Despite the aspect ratio edict listed in the end credits, Wild Eye's interlaced transfer is stretched to anamorphic 1.78:1 from its intended 1.33:1 framing, making most of the cast look a bit "thicker" than they really are (and exaggerating the girth of one actress in a short that already emphasizes her curves). The stretching does not help the low-definition sources in terms of what detail there was, but the framing can at least be adjusted by some viewers whose televisions have a 4:3 or squeeze mode. Sharpness, color, contrast, and video noise vary by the short (and sometimes within), but that is appropriate to the approach taken with the films.

Audio

The sole audio track is a Dolby Digital 2.0 stereo mix that, like the video, suits the low-tech approach to filmmaking employed here. Music is well-balanced throughout while dialogue is largely at the mercy of the original location recording (mostly audible but sometimes uneven in volume).

Extras

The film can also be audited with an audio commentary by producers Brad Sykes and Josephina Sykes recorded over the phone with the expected buzzy sound quality. They discuss the origins of the project, including "The Eight Simple Rules of Hi-8" (printed in the end credits sequence), creating the wraparound segment as a last minute idea to frame the other shorts, balancing the creative freedom of the filmmakers with making sure the shorts were distinctive (as well as their concerns over whether some of the filmmakers could realize some of the more ambitious scripts on a low budget and within the time constraints), and the reception of each of the shorts with different audiences. They also relay anecdotes from the other filmmakers (including advising Tony Masiello on his short since he admired SOV filmmakers and was enthusiastic but needed guidance on some of the practicalities), about shooting on locations without permits, how weather dragged out some of the shoots, and the realization of some of the practical effects by filmmakers who do have professional experience in make-up effects. Since are recorded over the phone, the Sykes are generally not scene-specific in their commentaries but keep their anecdotes restricted to the order of the shorts.

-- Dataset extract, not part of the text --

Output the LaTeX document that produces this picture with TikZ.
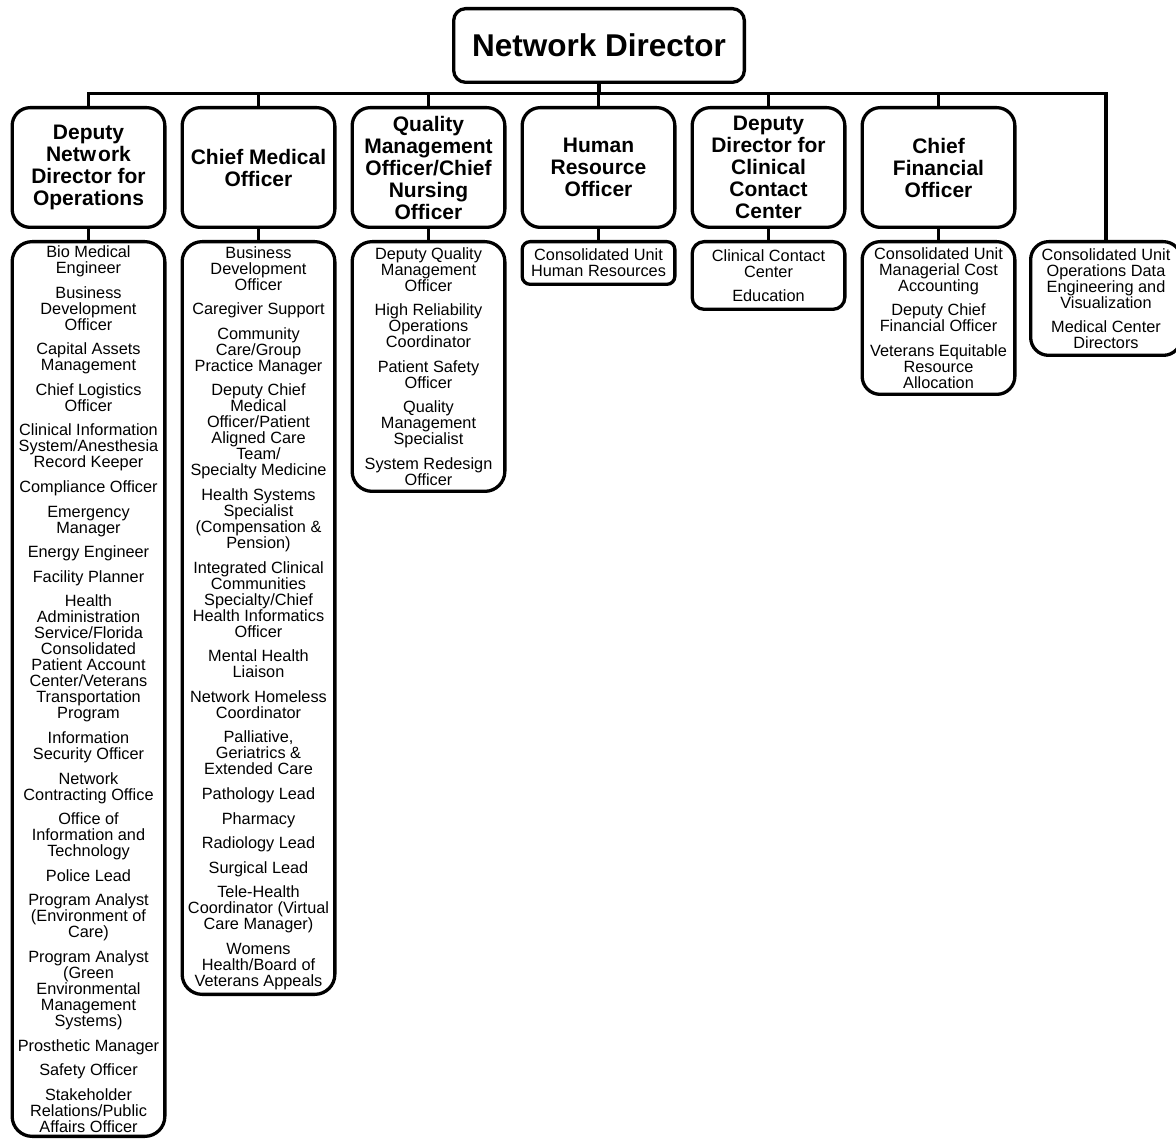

In "The Making of Hi-8" (15:36), the Sykes talks about the inspiration for the film (starting with a discussion with Tim Ritter that lead to the eight rules for the filmmakers). It is actually more succinct in its discussion of the individual projects and background on the filmmakers. The piece on "Switchblade Insane" includes some behind the scenes video while the one on "The Tape" promotes Masiello's forthcoming documentary SOV: The True Independents", but each of the segments features some behind the scenes stills and/or clips.

Besides a teaser trailer (0:49) and trailer (0:59) - the latter included in the Wild Eye trailer section rather than the film's extras menu - the disc also includes promo clips from three of the shorts: "Gang Them Style" (0:53), "The Scout" (1:06), and "A Very Bad Situation" (1:00), as well as a behind the scenes stills gallery. Also included are trailers for the Wild Eye releases Final Entries, Frankenstein's Hungry Dead, The Turnpike Killer, Murder University, Blood Soaked, The Perfect House, Play Hooky, and Scream Park.

Overall

Hi-8 (Horror Independent Eight) does no impress as a whole - although few anthologies do - but it has its entertaining points and could serve as a digest of sorts for viewers unfamiliar with the included filmmakers in case they want to seek out their other works.